Consumer goods makers increasingly specify bio-based thermoset grades for premium kitchenware and appliance housings, reflecting rising brand emphasis on sustainability. Marine and industrial sectors use specialty epoxy-vinyl ester blends to tackle saltwater and chemical exposures. Each niche adds incremental volume and higher margins, enhancing total addressable opportunity for the thermoset molding compound market.

Note: Segment shares of all individual segments available upon report purchase

Geography Analysis

Asia-Pacific generated 46.79% of global revenue in 2024 and is advancing at a 7.05% CAGR to 2030. The region’s integrated value chain, abundant feedstock, and surging electronics and automotive output give it a cost and scale advantage that is difficult to replicate. China expanded bisphenol A capacity to 5.48 Million t/y in 2024, reinforcing backward integration for epoxy producers and creating a pricing corridor that favors domestic converters. India and Southeast Asia are adding molding-compound plants close to appliance and two-wheeler Original Equipment Manufacturer (OEM) clusters, shortening lead times and lowering import duties. Government-backed renewable-energy targets in China, India, and South Korea amplify demand for composite wind-blade, solar-frame, and grid-infrastructure applications.

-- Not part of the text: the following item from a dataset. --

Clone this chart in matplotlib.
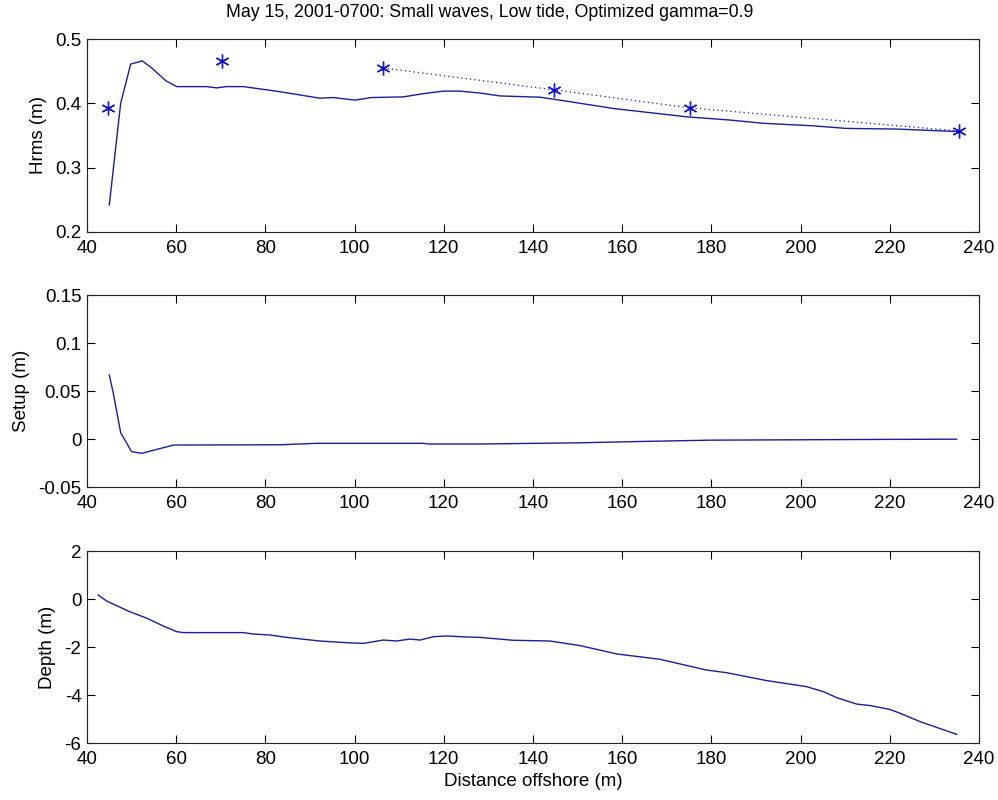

North America benefits from stable polyurethane and epoxy raw-material supply tied to shale-gas economics, yet ongoing trade duties on select Asian resins are catalyzing fresh investment in local production. New epoxy reactors in Texas and Ohio are set to come on-stream by 2026, supporting regional autonomy and just-in-time inventories for aerospace and defense contractors. Canada is leveraging hydroelectric power to court carbon-fiber producers seeking low-carbon electricity, a potential draw for future sheet-molding-compound capacity.

Europe, with mature automotive and wind-energy sectors, faces margin pressure from elevated energy costs but counters with process automation and high-value aerospace contracts. BASF’s USD 260 Million hexamethylenediamine project in France supports domestic polyamide 6.6 demand, indirectly lifting glass-fiber compound usage in under-the-hood parts. Strict waste regulations are pushing recyclability innovations that could reshape material selection across the thermoset molding compound market.

South America and the Middle East-Africa remain nascent yet promising. Brazil’s offshore wind roadmap and Saudi Arabia’s Vision 2030 construction pipeline are spawning early composites adoption. However, limited local feedstock and molding-equipment availability sustain import reliance, tempering near-term momentum. Over the forecast period, gradual development of regional fabrication hubs is expected to smooth logistics and stimulate broader penetration of the thermoset molding compound market.